**Material**
╭──

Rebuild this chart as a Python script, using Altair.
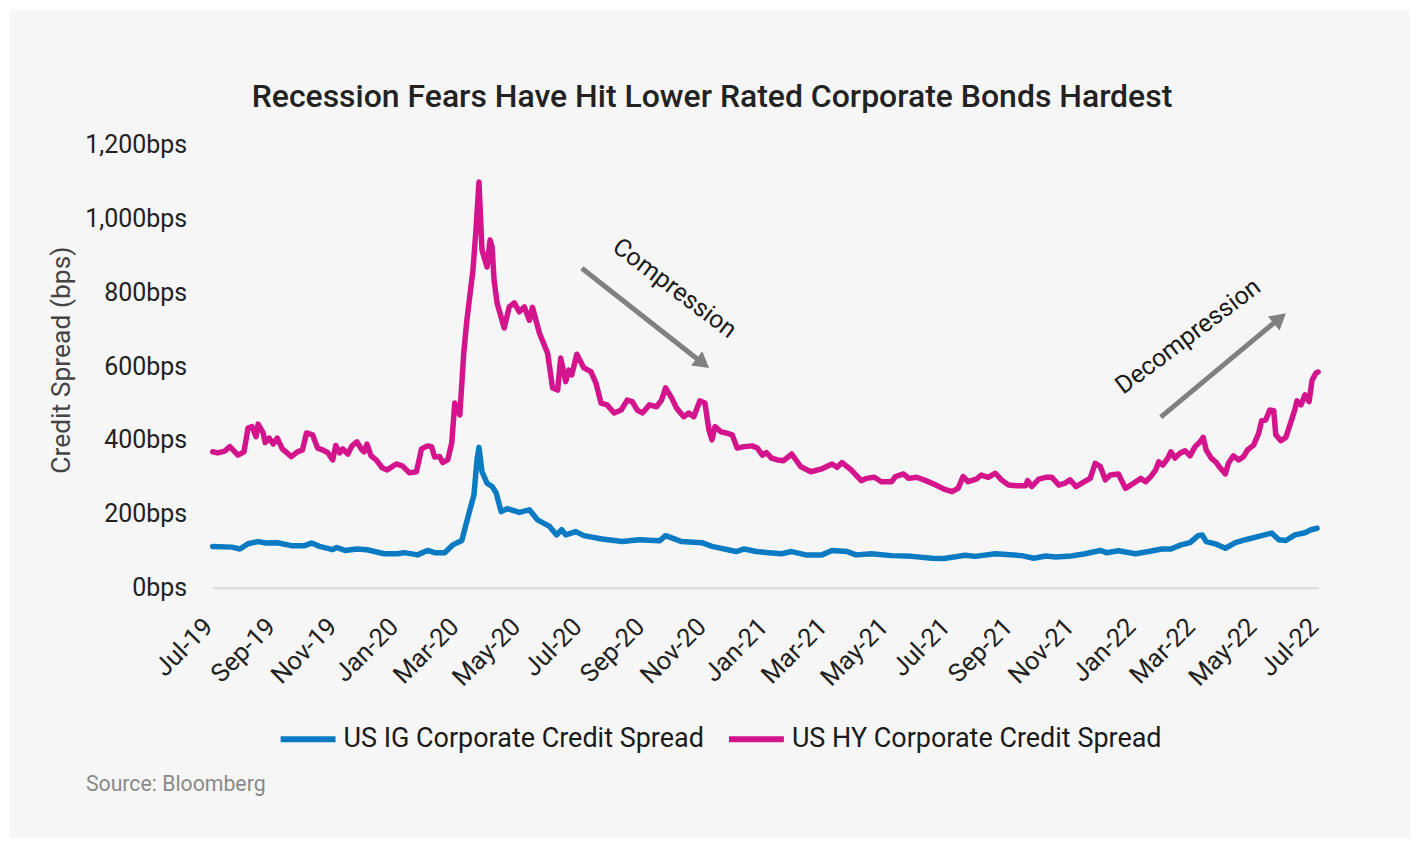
import altair as alt
import pandas as pd

# ---------------- data ----------------
hy_dates = [
    "2019-07-01", "2019-07-06", "2019-07-13", "2019-07-18", "2019-07-26", "2019-08-01", "2019-08-05",
    "2019-08-09", "2019-08-13", "2019-08-15", "2019-08-20", "2019-08-22", "2019-08-26", "2019-08-30",
    "2019-09-03", "2019-09-08", "2019-09-17", "2019-09-23", "2019-09-28", "2019-10-02", "2019-10-08",
    "2019-10-13", "2019-10-18", "2019-10-23", "2019-10-28", "2019-10-31", "2019-11-04", "2019-11-07",
    "2019-11-12", "2019-11-16", "2019-11-21", "2019-11-26", "2019-11-28", "2019-12-01", "2019-12-05",
    "2019-12-10", "2019-12-16", "2019-12-21", "2019-12-30", "2020-01-05", "2020-01-12", "2020-01-19",
    "2020-01-24", "2020-01-30", "2020-02-03", "2020-02-06", "2020-02-11", "2020-02-14", "2020-02-19",
    "2020-02-23", "2020-02-26", "2020-03-02", "2020-03-06", "2020-03-09", "2020-03-13", "2020-03-15",
    "2020-03-18", "2020-03-21", "2020-03-24", "2020-03-29", "2020-04-01", "2020-04-03", "2020-04-05",
    "2020-04-08", "2020-04-15", "2020-04-20", "2020-04-25", "2020-04-30", "2020-05-05", "2020-05-10",
    "2020-05-13", "2020-05-20", "2020-05-28", "2020-06-02", "2020-06-07", "2020-06-10", "2020-06-15",
    "2020-06-18", "2020-06-21", "2020-06-26", "2020-07-03", "2020-07-10", "2020-07-15", "2020-07-20",
    "2020-07-26", "2020-08-02", "2020-08-09", "2020-08-15", "2020-08-20", "2020-08-25", "2020-08-30",
    "2020-09-06", "2020-09-13", "2020-09-18", "2020-09-22", "2020-09-28", "2020-10-03", "2020-10-10",
    "2020-10-15", "2020-10-20", "2020-10-26", "2020-10-31", "2020-11-04", "2020-11-07", "2020-11-10",
    "2020-11-16", "2020-11-21", "2020-11-27", "2020-12-02", "2020-12-09", "2020-12-17", "2020-12-22",
    "2020-12-27", "2020-12-31", "2021-01-05", "2021-01-11", "2021-01-17", "2021-01-25", "2021-02-03",
    "2021-02-13", "2021-02-23", "2021-03-06", "2021-03-11", "2021-03-16", "2021-03-25", "2021-04-04",
    "2021-04-09", "2021-04-17", "2021-04-24", "2021-05-04", "2021-05-08", "2021-05-16", "2021-05-21",
    "2021-05-29", "2021-06-07", "2021-06-17", "2021-06-25", "2021-07-03", "2021-07-09", "2021-07-14",
    "2021-07-19", "2021-07-27", "2021-08-01", "2021-08-08", "2021-08-15", "2021-08-21", "2021-08-28",
    "2021-09-05", "2021-09-14", "2021-09-16", "2021-09-20", "2021-09-27", "2021-10-04", "2021-10-10",
    "2021-10-17", "2021-10-23", "2021-10-28", "2021-11-03", "2021-11-10", "2021-11-17", "2021-11-22",
    "2021-11-27", "2021-12-02", "2021-12-07", "2021-12-15", "2021-12-22", "2021-12-30", "2022-01-06",
    "2022-01-11", "2022-01-16", "2022-01-21", "2022-01-24", "2022-01-28", "2022-02-02", "2022-02-05",
    "2022-02-09", "2022-02-14", "2022-02-19", "2022-02-24", "2022-03-01", "2022-03-06", "2022-03-09",
    "2022-03-12", "2022-03-17", "2022-03-22", "2022-03-26", "2022-03-31", "2022-04-03", "2022-04-08",
    "2022-04-13", "2022-04-18", "2022-04-22", "2022-04-28", "2022-05-03", "2022-05-06", "2022-05-10",
    "2022-05-14", "2022-05-18", "2022-05-20", "2022-05-25", "2022-05-30", "2022-06-04", "2022-06-08",
    "2022-06-10", "2022-06-14", "2022-06-18", "2022-06-22", "2022-06-25", "2022-06-29", "2022-07-01",
]
hy_values = [
    368, 365, 370, 382, 359, 368, 432,
    436, 409, 443, 419, 393, 405, 389,
    405, 376, 355, 368, 373, 419, 414,
    378, 373, 366, 346, 385, 365, 376,
    362, 384, 395, 373, 368, 389, 357,
    346, 325, 319, 335, 330, 311, 314,
    376, 384, 382, 354, 355, 339, 346,
    392, 500, 468, 639, 724, 814, 859,
    968, 1098, 914, 868, 941, 922, 832,
    770, 703, 760, 771, 747, 760, 724,
    759, 689, 635, 541, 535, 622, 558,
    589, 576, 632, 595, 585, 554, 500,
    495, 473, 481, 508, 504, 481, 473,
    495, 490, 508, 541, 514, 486, 463,
    473, 463, 506, 500, 427, 400, 436,
    422, 419, 414, 378, 382, 384, 378,
    359, 366, 351, 346, 344, 362, 328,
    314, 321, 335, 326, 339, 319, 290,
    296, 299, 287, 287, 301, 308, 296,
    299, 290, 278, 267, 260, 269, 301,
    287, 294, 305, 299, 310, 292, 278,
    276, 276, 290, 274, 294, 299, 299,
    278, 283, 292, 274, 285, 296, 337,
    328, 292, 305, 308, 269, 283, 296,
    287, 301, 319, 341, 332, 351, 368,
    351, 364, 371, 357, 382, 395, 407,
    373, 351, 339, 324, 308, 337, 357,
    346, 355, 373, 386, 418, 452, 454,
    481, 479, 414, 398, 407, 449, 483,
    506, 495, 522, 504, 562, 582, 584,
]

ig_dates = [
    "2019-07-01", "2019-07-20", "2019-07-28", "2019-08-05", "2019-08-15", "2019-08-23", "2019-09-03",
    "2019-09-17", "2019-09-30", "2019-10-07", "2019-10-15", "2019-10-28", "2019-11-01", "2019-11-09",
    "2019-11-21", "2019-12-01", "2019-12-18", "2019-12-31", "2020-01-07", "2020-01-20", "2020-01-30",
    "2020-02-06", "2020-02-16", "2020-02-24", "2020-03-04", "2020-03-08", "2020-03-12", "2020-03-16",
    "2020-03-19", "2020-03-21", "2020-03-24", "2020-03-29", "2020-04-03", "2020-04-07", "2020-04-12",
    "2020-04-18", "2020-04-30", "2020-05-10", "2020-05-18", "2020-05-30", "2020-06-06", "2020-06-11",
    "2020-06-15", "2020-06-25", "2020-07-03", "2020-07-21", "2020-08-10", "2020-08-27", "2020-09-16",
    "2020-09-22", "2020-10-08", "2020-10-28", "2020-11-07", "2020-12-01", "2020-12-09", "2020-12-21",
    "2021-01-02", "2021-01-15", "2021-01-25", "2021-02-08", "2021-02-24", "2021-03-06", "2021-03-21",
    "2021-03-30", "2021-04-14", "2021-05-04", "2021-05-24", "2021-06-13", "2021-06-25", "2021-07-16",
    "2021-07-26", "2021-08-15", "2021-09-10", "2021-09-22", "2021-10-04", "2021-10-14", "2021-10-29",
    "2021-11-12", "2021-11-27", "2021-12-03", "2021-12-15", "2022-01-01", "2022-01-14", "2022-01-27",
    "2022-02-05", "2022-02-15", "2022-02-24", "2022-03-04", "2022-03-08", "2022-03-12", "2022-03-21",
    "2022-03-31", "2022-04-10", "2022-04-20", "2022-05-03", "2022-05-16", "2022-05-23", "2022-05-30",
    "2022-06-08", "2022-06-18", "2022-06-24", "2022-06-30",
]
ig_values = [
    112, 110, 105, 119, 125, 121, 122,
    114, 114, 121, 112, 103, 109, 101,
    105, 103, 92, 92, 95, 89, 101,
    95, 95, 116, 128, 170, 211, 251,
    346, 380, 314, 283, 274, 257, 206,
    214, 204, 211, 184, 166, 143, 157,
    143, 152, 141, 132, 125, 130, 127,
    141, 125, 122, 112, 98, 105, 98,
    95, 92, 98, 89, 89, 101, 98,
    89, 92, 87, 85, 80, 79, 88,
    85, 92, 87, 80, 86, 83, 86,
    92, 101, 95, 100, 92, 98, 105,
    105, 116, 122, 141, 143, 125, 119,
    107, 122, 130, 139, 148, 130, 128,
    143, 149, 157, 161,
]

series_names = ["US IG Corporate Credit Spread", "US HY Corporate Credit Spread"]
series_colors = ["#0a7bc2", "#d4148c"]

x_tick_dates = [
    "2019-07-01", "2019-09-01", "2019-11-01", "2020-01-01", "2020-03-01", "2020-05-01", "2020-07-01",
    "2020-09-01", "2020-11-01", "2021-01-01", "2021-03-01", "2021-05-01", "2021-07-01", "2021-09-01",
    "2021-11-01", "2022-01-01", "2022-03-01", "2022-05-01", "2022-07-01",
]
y_ticks = [0, 200, 400, 600, 800, 1000, 1200]

# annotation arrows / labels (in data space)
arrow_start_dates = ["2020-07-01", "2022-01-26"]
arrow_start_values = [865, 462]
arrow_end_dates = ["2020-10-25", "2022-05-21"]
arrow_end_values = [616, 723]
head_dates = ["2020-10-29", "2022-05-24"]
head_values = [608, 729]
head_angles = [38, 320]
ann_texts = ["Compression", "Decompression"]
ann_dates = ["2020-10-01", "2022-02-22"]
ann_values = [811, 681]
ann_angles = [37, 323]

title_text = "Recession Fears Have Hit Lower Rated Corporate Bonds Hardest"
y_title_text = "Credit Spread (bps)"
source_text = "Source: Bloomberg"

# ---------------- build ----------------
FONT = "Roboto"
PLOT_W, PLOT_H = 1107, 444


def dt(s):
    y, m, d = (int(v) for v in s.split("-"))
    return alt.DateTime(year=y, month=m, date=d, utc=True)


df = pd.concat([
    pd.DataFrame({"date": ig_dates, "value": ig_values, "series": series_names[0]}),
    pd.DataFrame({"date": hy_dates, "value": hy_values, "series": series_names[1]}),
], ignore_index=True)

x_scale = alt.Scale(type="utc", domain=[dt(x_tick_dates[0]), dt(x_tick_dates[-1])])
y_scale = alt.Scale(domain=[0, 1200], nice=False)

x_axis = alt.Axis(values=[dt(s) for s in x_tick_dates], format="%b-%y", labelAngle=-45,
                  labelAlign="right", labelBaseline="top", labelOffset=-13,
                  ticks=False, tickSize=0, grid=False, labelPadding=26, zindex=1,
                  domainColor="#d9d9d9", domainWidth=2, labelFontSize=25.5,
                  labelColor="#222222", labelFont=FONT, labelOverlap=False, title=None)
y_axis = alt.Axis(values=y_ticks, labelExpr="format(datum.value, ',') + 'bps'",
                  ticks=False, tickSize=0, grid=False, domain=False, labelPadding=26, zindex=1,
                  labelFontSize=25, labelColor="#222222", labelFont=FONT, title=None)

bg = alt.Chart(pd.DataFrame({"k": [0]})).mark_rect(color="#f6f6f6").encode(
    x=alt.value(-203), x2=alt.value(1199), y=alt.value(-134), y2=alt.value(700)
)

lines = alt.Chart(df).mark_line(strokeWidth=5.5, strokeJoin="round", strokeCap="round").encode(
    x=alt.X("date:T", scale=x_scale, axis=x_axis),
    y=alt.Y("value:Q", scale=y_scale, axis=y_axis),
    color=alt.Color("series:N", scale=alt.Scale(domain=series_names, range=series_colors),
                    sort=series_names,
                    legend=alt.Legend(title=None, orient="none", direction="horizontal",
                                      legendX=65, legendY=565, symbolType="stroke",
                                      symbolStrokeWidth=6, symbolSize=3025, labelFontSize=27,
                                      labelFont=FONT, labelColor="#1a1a1a", labelOffset=5,
                                      columnPadding=13, labelLimit=600, padding=0)),
    order=alt.Order("date:T"),
)

arrows_df = pd.DataFrame({"d1": arrow_start_dates, "v1": arrow_start_values,
                          "d2": arrow_end_dates, "v2": arrow_end_values})
arrows = alt.Chart(arrows_df).mark_rule(color="#808080", strokeWidth=5).encode(
    x=alt.X("d1:T", scale=x_scale, axis=x_axis), y=alt.Y("v1:Q", scale=y_scale, axis=y_axis),
    x2="d2:T", y2="v2:Q",
)

heads_df = pd.DataFrame({"d": head_dates, "v": head_values, "a": head_angles})
heads = alt.Chart(heads_df).mark_point(shape="triangle-right", filled=True, size=330,
                                       color="#808080", opacity=1).encode(
    x=alt.X("d:T", scale=x_scale, axis=x_axis), y=alt.Y("v:Q", scale=y_scale, axis=y_axis),
    angle=alt.Angle("a:Q", scale=None),
)

ann_df = pd.DataFrame({"t": ann_texts, "d": ann_dates, "v": ann_values, "a": ann_angles})
ann = alt.Chart(ann_df).mark_text(font=FONT, fontSize=25, color="#1a1a1a", align="center",
                                  baseline="middle").encode(
    x=alt.X("d:T", scale=x_scale, axis=x_axis), y=alt.Y("v:Q", scale=y_scale, axis=y_axis),
    text="t:N", angle=alt.Angle("a:Q", scale=None),
)

title = alt.Chart(pd.DataFrame({"t": [title_text]})).mark_text(
    font=FONT, fontSize=32, fontWeight=500, color="#222222", align="center", baseline="middle"
).encode(text="t:N", x=alt.value(500), y=alt.value(-47))

ytitle = alt.Chart(pd.DataFrame({"t": [y_title_text]})).mark_text(
    font=FONT, fontSize=26.5, color="#444444", align="center", baseline="middle", angle=270
).encode(text="t:N", x=alt.value(-151), y=alt.value(216))

source = alt.Chart(pd.DataFrame({"t": [source_text]})).mark_text(
    font=FONT, fontSize=21.3, color="#8a8a8a", align="left", baseline="middle"
).encode(text="t:N", x=alt.value(-127), y=alt.value(642))

chart = alt.layer(bg, lines, arrows, heads, ann, title, ytitle, source).properties(
    width=PLOT_W, height=PLOT_H,
    autosize=alt.AutoSizeParams(type="none"),
    padding={"left": 205, "top": 136, "right": 92, "bottom": 250},
).configure(background="#ffffff", font=FONT).configure_view(stroke=None)

chart.save("out.html", embed_options={"renderer": "svg", "actions": False})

╰──

**Work to do**
Begin at the top of the material above and output each line exactly, stopping after the line that holds "import pandas as pd". Leave out pictures.

**The completed task**
Rebuild this chart as a Python script, using Altair.
import altair as alt
import pandas as pd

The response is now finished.